• [TASK OBJECTIVE]
Return all the data below as it stands, minus the pictures.

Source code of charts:
-- START --
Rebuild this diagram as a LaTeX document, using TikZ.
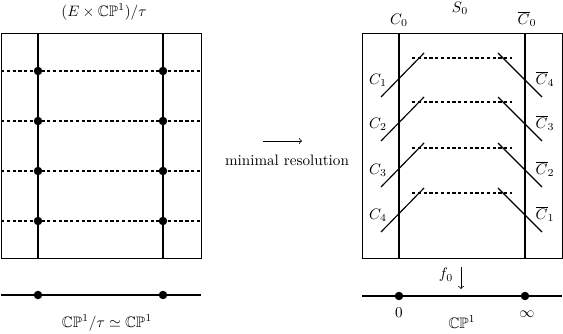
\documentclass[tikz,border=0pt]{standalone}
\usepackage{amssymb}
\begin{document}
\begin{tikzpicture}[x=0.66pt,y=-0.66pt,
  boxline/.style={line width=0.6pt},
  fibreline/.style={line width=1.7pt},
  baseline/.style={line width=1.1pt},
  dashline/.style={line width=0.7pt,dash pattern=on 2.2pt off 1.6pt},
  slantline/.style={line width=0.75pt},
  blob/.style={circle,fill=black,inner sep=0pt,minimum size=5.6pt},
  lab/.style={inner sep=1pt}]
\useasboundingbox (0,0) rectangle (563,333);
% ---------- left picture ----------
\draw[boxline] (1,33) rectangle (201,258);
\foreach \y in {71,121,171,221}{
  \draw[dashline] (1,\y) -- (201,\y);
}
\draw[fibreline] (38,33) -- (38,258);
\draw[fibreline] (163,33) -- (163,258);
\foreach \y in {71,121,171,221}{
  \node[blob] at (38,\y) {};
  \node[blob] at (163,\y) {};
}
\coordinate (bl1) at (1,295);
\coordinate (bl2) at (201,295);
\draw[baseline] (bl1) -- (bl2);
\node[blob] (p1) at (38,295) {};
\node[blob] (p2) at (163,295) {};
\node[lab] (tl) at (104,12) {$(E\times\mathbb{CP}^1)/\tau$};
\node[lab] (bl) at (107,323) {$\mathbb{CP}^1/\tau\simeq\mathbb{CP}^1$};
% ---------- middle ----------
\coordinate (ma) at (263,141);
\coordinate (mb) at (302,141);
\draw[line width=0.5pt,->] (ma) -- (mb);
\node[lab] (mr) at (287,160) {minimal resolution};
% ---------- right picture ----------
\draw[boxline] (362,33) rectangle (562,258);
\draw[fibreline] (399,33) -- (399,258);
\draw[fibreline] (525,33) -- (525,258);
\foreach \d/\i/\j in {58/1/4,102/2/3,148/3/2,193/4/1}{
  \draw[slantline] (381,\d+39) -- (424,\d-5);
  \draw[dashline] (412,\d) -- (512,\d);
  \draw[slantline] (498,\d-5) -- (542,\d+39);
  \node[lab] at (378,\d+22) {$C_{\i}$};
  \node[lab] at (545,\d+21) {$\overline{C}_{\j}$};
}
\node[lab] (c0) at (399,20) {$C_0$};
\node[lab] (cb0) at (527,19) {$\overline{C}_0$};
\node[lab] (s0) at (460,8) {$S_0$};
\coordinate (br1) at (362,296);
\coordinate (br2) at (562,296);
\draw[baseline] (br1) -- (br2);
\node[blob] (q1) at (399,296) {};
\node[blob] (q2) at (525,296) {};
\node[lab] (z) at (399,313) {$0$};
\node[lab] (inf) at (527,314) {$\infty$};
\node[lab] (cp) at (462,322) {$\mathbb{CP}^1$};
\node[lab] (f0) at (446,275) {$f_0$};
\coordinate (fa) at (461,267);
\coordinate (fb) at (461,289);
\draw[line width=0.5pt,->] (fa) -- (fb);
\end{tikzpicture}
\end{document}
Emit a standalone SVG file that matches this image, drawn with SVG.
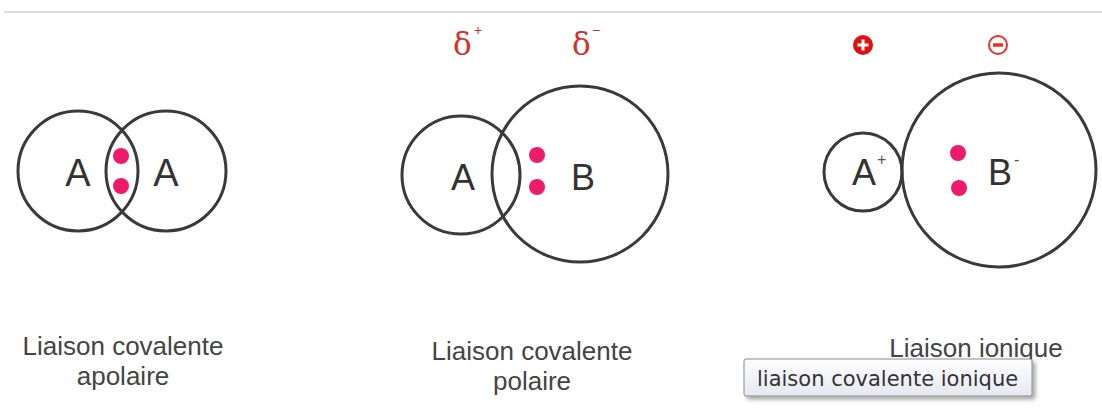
-- END --
• [IN RESPONSE]
Rebuild this diagram as a LaTeX document, using TikZ.
\documentclass[tikz,border=0pt]{standalone}
\usepackage{amssymb}
\begin{document}
\begin{tikzpicture}[x=0.66pt,y=-0.66pt,
  boxline/.style={line width=0.6pt},
  fibreline/.style={line width=1.7pt},
  baseline/.style={line width=1.1pt},
  dashline/.style={line width=0.7pt,dash pattern=on 2.2pt off 1.6pt},
  slantline/.style={line width=0.75pt},
  blob/.style={circle,fill=black,inner sep=0pt,minimum size=5.6pt},
  lab/.style={inner sep=1pt}]
\useasboundingbox (0,0) rectangle (563,333);
% ---------- left picture ----------
\draw[boxline] (1,33) rectangle (201,258);
\foreach \y in {71,121,171,221}{
  \draw[dashline] (1,\y) -- (201,\y);
}
\draw[fibreline] (38,33) -- (38,258);
\draw[fibreline] (163,33) -- (163,258);
\foreach \y in {71,121,171,221}{
  \node[blob] at (38,\y) {};
  \node[blob] at (163,\y) {};
}
\coordinate (bl1) at (1,295);
\coordinate (bl2) at (201,295);
\draw[baseline] (bl1) -- (bl2);
\node[blob] (p1) at (38,295) {};
\node[blob] (p2) at (163,295) {};
\node[lab] (tl) at (104,12) {$(E\times\mathbb{CP}^1)/\tau$};
\node[lab] (bl) at (107,323) {$\mathbb{CP}^1/\tau\simeq\mathbb{CP}^1$};
% ---------- middle ----------
\coordinate (ma) at (263,141);
\coordinate (mb) at (302,141);
\draw[line width=0.5pt,->] (ma) -- (mb);
\node[lab] (mr) at (287,160) {minimal resolution};
% ---------- right picture ----------
\draw[boxline] (362,33) rectangle (562,258);
\draw[fibreline] (399,33) -- (399,258);
\draw[fibreline] (525,33) -- (525,258);
\foreach \d/\i/\j in {58/1/4,102/2/3,148/3/2,193/4/1}{
  \draw[slantline] (381,\d+39) -- (424,\d-5);
  \draw[dashline] (412,\d) -- (512,\d);
  \draw[slantline] (498,\d-5) -- (542,\d+39);
  \node[lab] at (378,\d+22) {$C_{\i}$};
  \node[lab] at (545,\d+21) {$\overline{C}_{\j}$};
}
\node[lab] (c0) at (399,20) {$C_0$};
\node[lab] (cb0) at (527,19) {$\overline{C}_0$};
\node[lab] (s0) at (460,8) {$S_0$};
\coordinate (br1) at (362,296);
\coordinate (br2) at (562,296);
\draw[baseline] (br1) -- (br2);
\node[blob] (q1) at (399,296) {};
\node[blob] (q2) at (525,296) {};
\node[lab] (z) at (399,313) {$0$};
\node[lab] (inf) at (527,314) {$\infty$};
\node[lab] (cp) at (462,322) {$\mathbb{CP}^1$};
\node[lab] (f0) at (446,275) {$f_0$};
\coordinate (fa) at (461,267);
\coordinate (fb) at (461,289);
\draw[line width=0.5pt,->] (fa) -- (fb);
\end{tikzpicture}
\end{document}
Emit a standalone SVG file that matches this image, drawn with SVG.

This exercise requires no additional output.